Activists here with the Moratorium NOW! Coalition to Stop Foreclosures, Evictions & Utility Shutoffs have announced a demonstration for Feb. 27 in solidarity with the people of Greece, who are resisting austerity and economic strangulation at the behest of the banks and financial institutions.
The protest — called “Detroit Stands with Greece” — is timed to coincide with the start of severe cuts to the pensions of retirees who worked for the City of Detroit. The demonstration will demand: “From Detroit to Greece, stop attacks on the working class; cancel the debt; stop pension cuts, foreclosures and water shutoffs.”
The largest municipal bankruptcy in U.S. history concluded here last year, all for the benefit of the banks and to the detriment of Detroit workers, residents and social services. The city was devastated by the actions of banks and financial institutions, some of whom are also strangling Greece. Their usurious swindles caused mass home foreclosures and evictions, the exodus of almost one-quarter million residents in only a decade, the robbery of municipal retirees’ pensions and health care benefits, and the shutting off of water to more than 30,000 people last year.
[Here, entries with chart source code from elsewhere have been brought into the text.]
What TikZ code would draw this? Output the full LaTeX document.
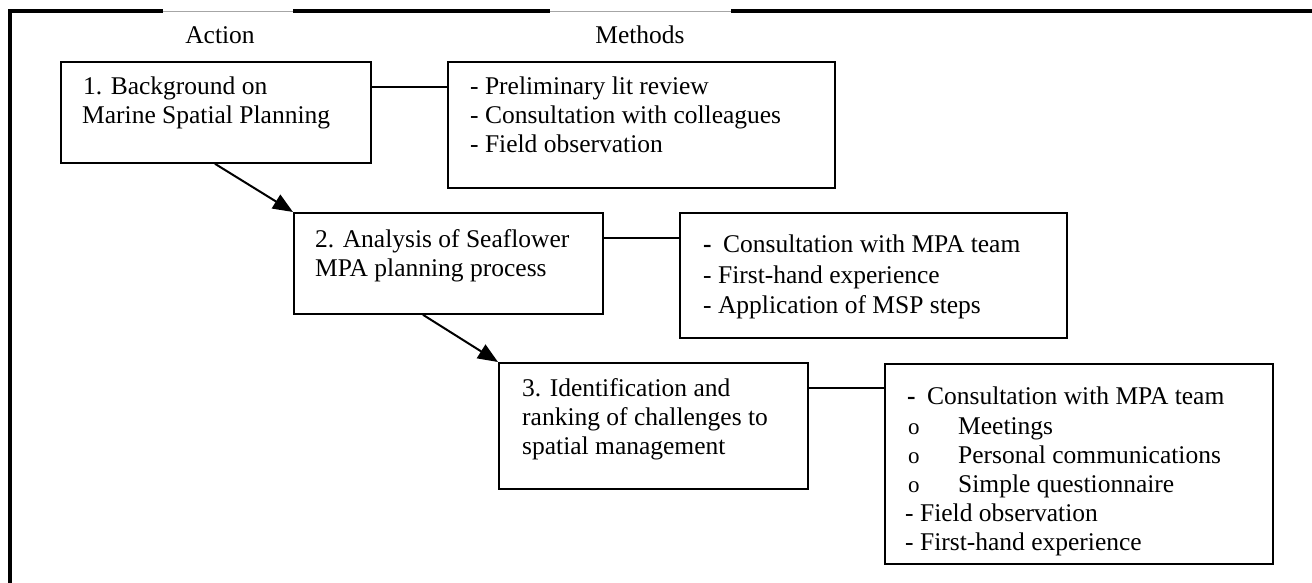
\documentclass[tikz,border=0pt]{standalone}
\usepackage{fontspec}
\setmainfont{Liberation Serif}
\usetikzlibrary{arrows.meta,calc}
\tikzset{
  box/.style={draw=black, line width=1.8pt, anchor=north west, inner sep=0pt},
  txt/.style={anchor=base west, inner sep=0pt, font=\fontsize{25.5}{29}\selectfont},
  head/.style={anchor=base, inner sep=0pt, font=\fontsize{25.5}{29}\selectfont},
  bul/.style={anchor=base west, inner sep=0pt, font=\fontsize{23}{29}\selectfont},
  link/.style={draw=black, line width=1.5pt},
  flow/.style={draw=black, line width=2pt, -{Triangle[length=20pt,width=16pt]}},
  frame/.style={draw=black, line width=4pt, line join=miter},
  thin/.style={draw=black!35, line width=1pt}
}
\begin{document}
\begin{tikzpicture}[x=1pt,y=-1pt]
\useasboundingbox (0,0) rectangle (1312,583);
% outer frame
\coordinate (f0) at (10,583);
\coordinate (f1) at (10,11.5);
\coordinate (f2) at (163,11.5);
\coordinate (f3) at (293,11.5);
\coordinate (f4) at (550,11.5);
\coordinate (f5) at (731,11.5);
\coordinate (f6) at (1312,11.5);
\draw[frame] (f0) -- (f1) -- (f2);
\draw[frame] (f3) -- (f4);
\draw[frame] (f5) -- (f6);
\draw[thin] (f2) -- (f3);
\draw[thin] (f4) -- (f5);
% headings
\node[head] (act) at (220,44) {Action};
\node[head] (meth) at (640,44) {Methods};
% boxes
\node[box, minimum width=310pt, minimum height=101pt] (b1) at (60,61) {};
\node[box, minimum width=387pt, minimum height=126pt] (m1) at (447,61) {};
\node[box, minimum width=309pt, minimum height=101pt] (b2) at (293,212) {};
\node[box, minimum width=387pt, minimum height=125pt] (m2) at (679,212) {};
\node[box, minimum width=309pt, minimum height=126pt] (b3) at (498,362) {};
\node[box, minimum width=388pt, minimum height=200pt] (m3) at (884,363) {};
% box texts
\node[txt] (b1a) at (83,95) {1. Background on};
\node[txt] (b1b) at (82,124) {Marine Spatial Planning};
\node[txt] (b2a) at (315,247) {2. Analysis of Seaflower};
\node[txt] (b2b) at (315,276) {MPA planning process};
\node[txt] (b3a) at (522,396) {3. Identification and};
\node[txt] (b3b) at (522,425) {ranking of challenges to};
\node[txt] (b3c) at (522,454) {spatial management};
% methods texts
\node[txt] (m1a) at (470,95) {- Preliminary lit review};
\node[txt] (m1b) at (470,124) {- Consultation with colleagues};
\node[txt] (m1c) at (470,153) {- Field observation};
\node[txt] (m2a) at (703,252) {\textbf{-}\hspace{5pt} Consultation with MPA team};
\node[txt] (m2b) at (703,283) {- First-hand experience};
\node[txt] (m2c) at (703,313) {- Application of MSP steps};
\node[txt] (m3a) at (907,404) {\textbf{-}\hspace{5pt} Consultation with MPA team};
\node[bul] (m3o1) at (908,434) {o};
\node[txt] (m3b) at (958,434) {Meetings};
\node[bul] (m3o2) at (908,463) {o};
\node[txt] (m3c) at (958,463) {Personal communications};
\node[bul] (m3o3) at (908,492) {o};
\node[txt] (m3d) at (958,492) {Simple questionnaire};
\node[txt] (m3e) at (905,521) {- Field observation};
\node[txt] (m3f) at (905,550) {- First-hand experience};
% connectors
\coordinate (c1) at ($(b1.north east)+(0,26)$);
\coordinate (c2) at ($(b2.north east)+(0,26)$);
\coordinate (c3) at ($(b3.north east)+(0,26)$);
\draw[link] (c1) -- (c1 -| m1.west);
\draw[link] (c2) -- (c2 -| m2.west);
\draw[link] (c3) -- (c3 -| m3.west);
\coordinate (s1) at ($(b1.south west)+(155,0)$);
\coordinate (s2) at ($(b2.south west)+(130,0)$);
\draw[flow] (s1) -- (b2.north west);
\draw[flow] (s2) -- (b3.north west);
\end{tikzpicture}
\end{document}
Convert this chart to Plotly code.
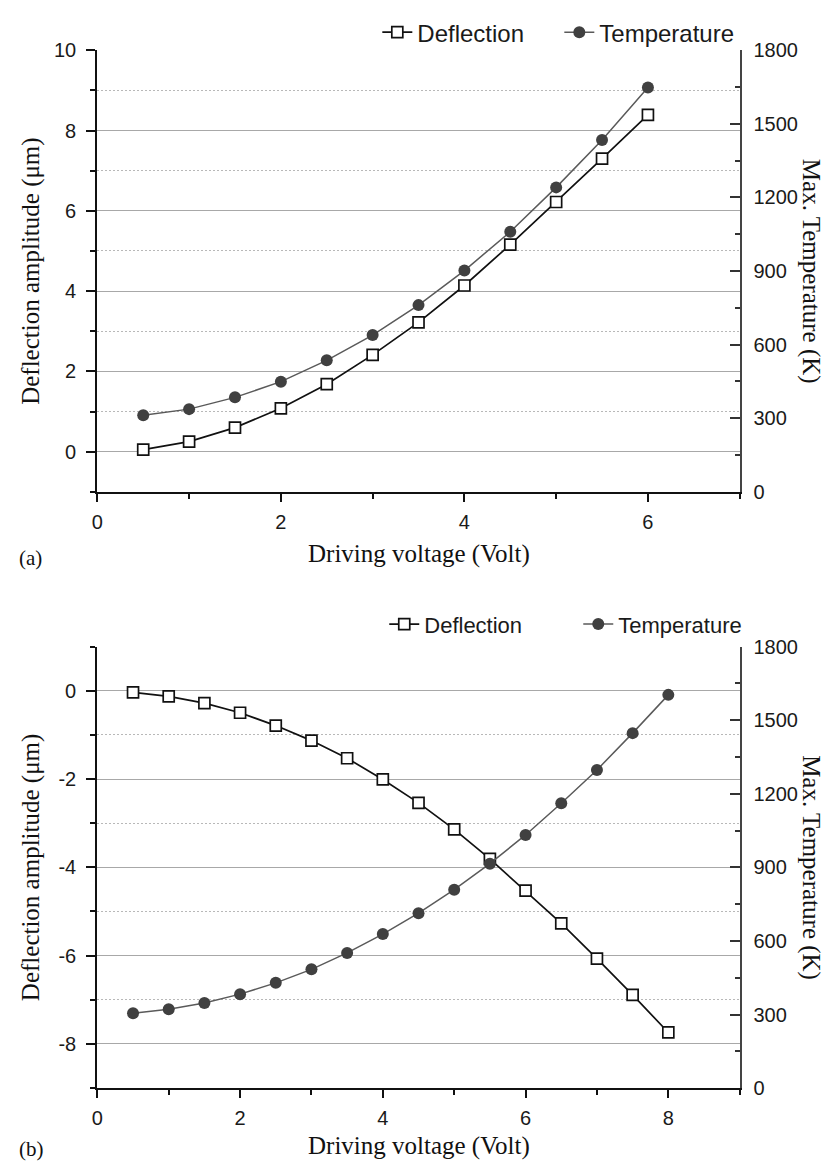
import plotly.graph_objects as go

# ---------------- data ----------------
volt_a = [0.5, 1.0, 1.5, 2.0, 2.5, 3.0, 3.5, 4.0, 4.5, 5.0, 5.5, 6.0]
defl_a = [0.05, 0.25, 0.60, 1.08, 1.68, 2.41, 3.22, 4.14, 5.16, 6.22, 7.30, 8.39]
temp_a = [312, 337, 385, 449, 536, 639, 761, 902, 1060, 1241, 1434, 1648]

volt_b = [0.5, 1.0, 1.5, 2.0, 2.5, 3.0, 3.5, 4.0, 4.5, 5.0, 5.5, 6.0, 6.5, 7.0, 7.5, 8.0]
defl_b = [-0.04, -0.13, -0.28, -0.50, -0.79, -1.13, -1.53, -2.01, -2.54, -3.14,
          -3.81, -4.53, -5.27, -6.07, -6.89, -7.74]
temp_b = [305, 321, 347, 383, 429, 484, 551, 628, 713, 809, 915, 1032, 1161, 1297, 1447, 1603]

# left-axis tick labels of panel (b) (hyphen minus as printed)
yb_tickvals = [-8, -6, -4, -2, 0]
yb_ticktext = ["-8", "-6", "-4", "-2", "0"]

x_title = "Driving voltage (Volt)"
yl_title = "Deflection amplitude (μm)"
yr_title = "Max. Temperature (K)"
series_names = ["Deflection", "Temperature"]
panel_tags = ["(a)", "(b)"]

# ---------------- geometry ----------------
W, H = 835, 1172
def px(x):
    return x / W
def py(y):
    return 1 - y / H

xdom = [px(92), px(739)]
ydom_a = [py(490), py(40)]
ydom_b = [py(1097.7), py(647.7)]

SANS = "Liberation Sans, Arial, sans-serif"
SERIF = "Liberation Serif, Times New Roman, serif"
tickfont = dict(family=SANS, size=20, color="#1a1a1a")

fig = go.Figure()

defl_style = dict(mode="lines+markers",
                  line=dict(color="#111111", width=1.7),
                  marker=dict(symbol="square", size=11, color="white",
                              line=dict(color="#111111", width=1.7)))
temp_style = dict(mode="lines+markers",
                  line=dict(color="#5a5a5a", width=1.5),
                  marker=dict(symbol="circle", size=12, color="#404040",
                              line=dict(width=0)))

fig.add_trace(go.Scatter(x=volt_a, y=defl_a, name=series_names[0], xaxis="x", yaxis="y",
                         legend="legend", **defl_style))
fig.add_trace(go.Scatter(x=volt_a, y=temp_a, name=series_names[1], xaxis="x", yaxis="y2",
                         legend="legend", **temp_style))
fig.add_trace(go.Scatter(x=volt_b, y=defl_b, name=series_names[0], xaxis="x3", yaxis="y3",
                         legend="legend2", **defl_style))
fig.add_trace(go.Scatter(x=volt_b, y=temp_b, name=series_names[1], xaxis="x3", yaxis="y4",
                         legend="legend2", **temp_style))

def xbottom(rng, anchor):
    return dict(domain=xdom, range=rng, anchor=anchor, tick0=0, dtick=2,
                ticks="outside", ticklen=8, tickwidth=1.5, tickcolor="#111",
                showline=True, linecolor="#111", linewidth=2.2,
                showgrid=False, zeroline=False, tickfont=tickfont,
                ticklabelstandoff=3,
                minor=dict(dtick=1, tick0=0, ticks="outside", ticklen=5,
                           tickwidth=1.5, tickcolor="#111", showgrid=False))

def xtop(rng, anchor, over):
    return dict(domain=xdom, range=rng, anchor=anchor, overlaying=over, side="top",
                tick0=0, dtick=1, ticks="inside", ticklen=7, tickwidth=1.5,
                tickcolor="#111", showticklabels=False,
                showline=True, linecolor="#111", linewidth=2.2,
                showgrid=False, zeroline=False)

def yleft(rng, dom, anchor, **kw):
    d = dict(domain=dom, range=rng, anchor=anchor, tick0=0, dtick=2,
             ticks="outside", ticklen=9, tickwidth=1.5, tickcolor="#111",
             showline=True, linecolor="#111", linewidth=2.2,
             showgrid=True, gridcolor="#a8a8a8", gridwidth=1,
             zeroline=False, tickfont=tickfont, ticklabelstandoff=6,
             minor=dict(dtick=1, tick0=0, ticks="outside", ticklen=5,
                        tickwidth=1.5, tickcolor="#111",
                        showgrid=True, gridcolor="#b8b8b8", gridwidth=1,
                        griddash="2px,2px"))
    d.update(kw)
    return d

def yright(dom, anchor, over):
    return dict(domain=dom, range=[0, 1800], anchor=anchor, overlaying=over,
                side="right", tick0=0, dtick=300,
                ticks="inside", ticklen=10, tickwidth=1.5, tickcolor="#333",
                showline=True, linecolor="#444", linewidth=1.6,
                showgrid=False, zeroline=False, tickfont=tickfont,
                ticklabelstandoff=8,
                minor=dict(dtick=150, tick0=0, ticks="inside", ticklen=5,
                           tickwidth=1.5, tickcolor="#333", showgrid=False))

legend_common = dict(orientation="h", xanchor="left", yanchor="middle",
                     bgcolor="rgba(0,0,0,0)", borderwidth=0,
                     itemclick=False, itemdoubleclick=False,
                     entrywidthmode="pixels")

fig.update_layout(
    width=W, height=H, autosize=False,
    margin=dict(l=0, r=0, t=0, b=0),
    paper_bgcolor="white", plot_bgcolor="white",
    xaxis=xbottom([0, 7], "y"),
    xaxis2=xtop([0, 7], "y", "x"),
    yaxis=yleft([-1, 10], ydom_a, "x"),
    yaxis2=yright(ydom_a, "x", "y"),
    xaxis3=xbottom([0, 9], "y3"),
    xaxis4=xtop([0, 9], "y3", "x3"),
    yaxis3=yleft([-9, 1], ydom_b, "x3", tickmode="array",
                 tickvals=yb_tickvals, ticktext=yb_ticktext),
    yaxis4=yright(ydom_b, "x3", "y3"),
    legend=dict(x=px(374), y=py(22), font=dict(family=SANS, size=24, color="#1a1a1a"),
                entrywidth=137, **legend_common),
    legend2=dict(x=px(381), y=py(625), font=dict(family=SANS, size=22, color="#1a1a1a"),
                 entrywidth=149, **legend_common),
    showlegend=True,
)

ann = []
for yc, ytag, tag, xt_y in [((40 + 490) / 2, 557, panel_tags[0], 553),
                            ((647.7 + 1097.7) / 2, 1160, panel_tags[1], 1157)]:
    ann.append(dict(text=yl_title, x=px(25), y=py(yc), xref="paper", yref="paper",
                    textangle=-90, showarrow=False, xanchor="center", yanchor="middle",
                    font=dict(family=SERIF, size=25, color="#111")))
    ann.append(dict(text=yr_title, x=px(811), y=py(yc), xref="paper", yref="paper",
                    textangle=90, showarrow=False, xanchor="center", yanchor="middle",
                    font=dict(family=SERIF, size=25, color="#111")))
    ann.append(dict(text=x_title, x=px(415.5), y=py(xt_y), xref="paper", yref="paper",
                    showarrow=False, xanchor="center", yanchor="middle",
                    font=dict(family=SERIF, size=25, color="#111")))
    ann.append(dict(text=tag, x=px(11), y=py(ytag), xref="paper", yref="paper",
                    showarrow=False, xanchor="left", yanchor="middle",
                    font=dict(family=SERIF, size=21, color="#111")))
fig.update_layout(annotations=ann)

fig.write_html("out.html")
Now some 62,000 homes are facing tax foreclosures.
A Moratorium NOW! statement noted:
“Austerity in Greece has meant conditions much like those faced by Detroiters: A poverty rate of 44 percent, up from just 3 percent in 2009; a 27.7 percent unemployment rate; and 240,000 people with their utilities shut off.
“In response to these conditions, Syriza was elected to office in Greece on a promise to end the austerity imposed on the working class by the banks and the Troika (the European Commission, European Central Bank and International Monetary Fund). U.S. financial institutions have swindled huge profits off the backs of the people of Greece, Detroit and around the world.
“In its first day in office, Syriza announced the following measures to ease the suffering of the masses: Halting of privatization schemes; reinstating pensions; reintroducing of the monthly minimum wage; scrapping of fees for prescriptions and hospital visits; restoring collective work agreements; rehiring workers laid off in the public sector; giving free access to food and electricity to the victims of the bailout; and granting citizenship to migrant children born and raised in Greece. Aren’t these the kinds of things we need in Detroit?!
“The banks and their capitalist allies are now trying to economically strangle Greece, refusing to renegotiate the loans and threatening to cut off Greece from the international market. All over the world workers are demonstrating their solidarity with the people of Greece. It’s time to draw the line against the criminal banksters and to say PEOPLE come before profits. We’ll beat them back in Greece and across the world, and reverse the attacks on Detroiters imposed by emergency management and the state in service to the banks.”
The demonstration against austerity and in solidarity with the people of Greece will take place in downtown Detroit on Friday, Feb. 27, starting at 4 p.m. Protesters will gather outside Chase Bank at Woodward Avenue and Fort Street, and march to the Greektown district.